AIM OF THE TASK> Word for word, set down the records and skip each picture.

## Begin INFORMATION GIVEN

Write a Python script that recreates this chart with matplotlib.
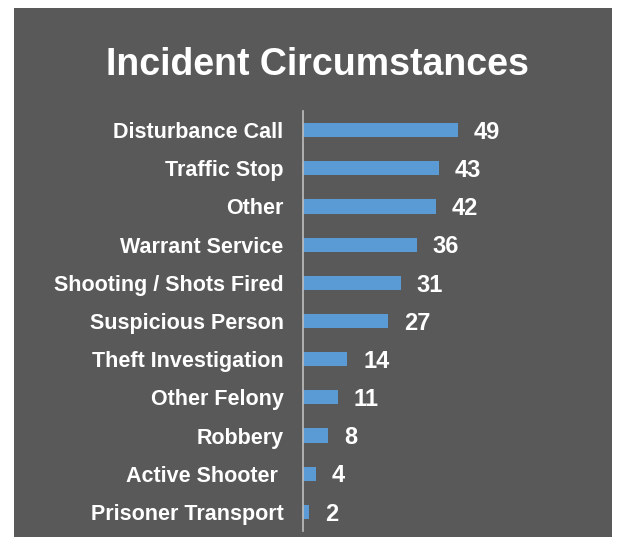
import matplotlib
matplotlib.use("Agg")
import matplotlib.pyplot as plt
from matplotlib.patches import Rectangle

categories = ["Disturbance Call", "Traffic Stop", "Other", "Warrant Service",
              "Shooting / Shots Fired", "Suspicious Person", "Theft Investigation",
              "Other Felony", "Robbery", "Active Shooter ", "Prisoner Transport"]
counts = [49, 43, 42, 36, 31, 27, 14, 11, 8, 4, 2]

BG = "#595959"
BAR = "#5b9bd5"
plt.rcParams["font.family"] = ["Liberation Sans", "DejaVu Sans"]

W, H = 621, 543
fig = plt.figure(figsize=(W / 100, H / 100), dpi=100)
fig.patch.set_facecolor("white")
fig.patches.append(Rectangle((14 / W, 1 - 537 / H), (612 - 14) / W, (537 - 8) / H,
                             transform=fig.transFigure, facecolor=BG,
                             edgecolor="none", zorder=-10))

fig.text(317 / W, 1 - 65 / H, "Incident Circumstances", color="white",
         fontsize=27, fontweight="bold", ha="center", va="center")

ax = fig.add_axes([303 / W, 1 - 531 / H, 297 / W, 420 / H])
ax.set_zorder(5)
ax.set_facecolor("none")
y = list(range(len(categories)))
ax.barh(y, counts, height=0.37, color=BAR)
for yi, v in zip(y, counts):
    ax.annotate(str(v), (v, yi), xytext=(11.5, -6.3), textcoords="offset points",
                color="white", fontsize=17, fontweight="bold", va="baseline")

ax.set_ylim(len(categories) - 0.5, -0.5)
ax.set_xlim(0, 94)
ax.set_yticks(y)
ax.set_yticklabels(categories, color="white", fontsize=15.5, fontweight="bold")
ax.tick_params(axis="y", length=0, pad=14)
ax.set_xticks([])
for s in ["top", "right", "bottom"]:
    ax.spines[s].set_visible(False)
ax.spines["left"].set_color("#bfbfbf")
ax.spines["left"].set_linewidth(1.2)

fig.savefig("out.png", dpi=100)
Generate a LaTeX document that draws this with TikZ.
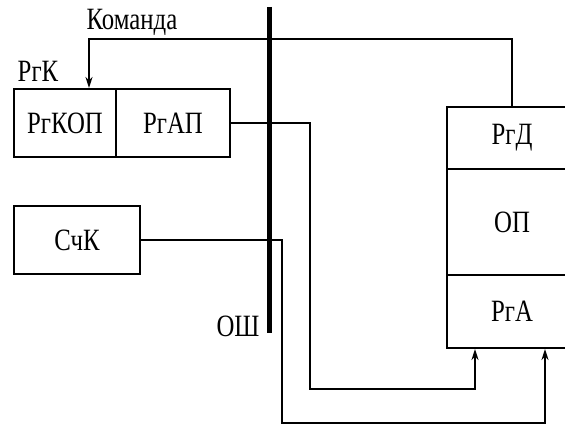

## End INFORMATION GIVEN

RESPONSE TO THE TASK>
Write a Python script that recreates this chart with matplotlib.
import matplotlib
matplotlib.use("Agg")
import matplotlib.pyplot as plt
from matplotlib.patches import Rectangle

categories = ["Disturbance Call", "Traffic Stop", "Other", "Warrant Service",
              "Shooting / Shots Fired", "Suspicious Person", "Theft Investigation",
              "Other Felony", "Robbery", "Active Shooter ", "Prisoner Transport"]
counts = [49, 43, 42, 36, 31, 27, 14, 11, 8, 4, 2]

BG = "#595959"
BAR = "#5b9bd5"
plt.rcParams["font.family"] = ["Liberation Sans", "DejaVu Sans"]

W, H = 621, 543
fig = plt.figure(figsize=(W / 100, H / 100), dpi=100)
fig.patch.set_facecolor("white")
fig.patches.append(Rectangle((14 / W, 1 - 537 / H), (612 - 14) / W, (537 - 8) / H,
                             transform=fig.transFigure, facecolor=BG,
                             edgecolor="none", zorder=-10))

fig.text(317 / W, 1 - 65 / H, "Incident Circumstances", color="white",
         fontsize=27, fontweight="bold", ha="center", va="center")

ax = fig.add_axes([303 / W, 1 - 531 / H, 297 / W, 420 / H])
ax.set_zorder(5)
ax.set_facecolor("none")
y = list(range(len(categories)))
ax.barh(y, counts, height=0.37, color=BAR)
for yi, v in zip(y, counts):
    ax.annotate(str(v), (v, yi), xytext=(11.5, -6.3), textcoords="offset points",
                color="white", fontsize=17, fontweight="bold", va="baseline")

ax.set_ylim(len(categories) - 0.5, -0.5)
ax.set_xlim(0, 94)
ax.set_yticks(y)
ax.set_yticklabels(categories, color="white", fontsize=15.5, fontweight="bold")
ax.tick_params(axis="y", length=0, pad=14)
ax.set_xticks([])
for s in ["top", "right", "bottom"]:
    ax.spines[s].set_visible(False)
ax.spines["left"].set_color("#bfbfbf")
ax.spines["left"].set_linewidth(1.2)

fig.savefig("out.png", dpi=100)
Generate a LaTeX document that draws this with TikZ.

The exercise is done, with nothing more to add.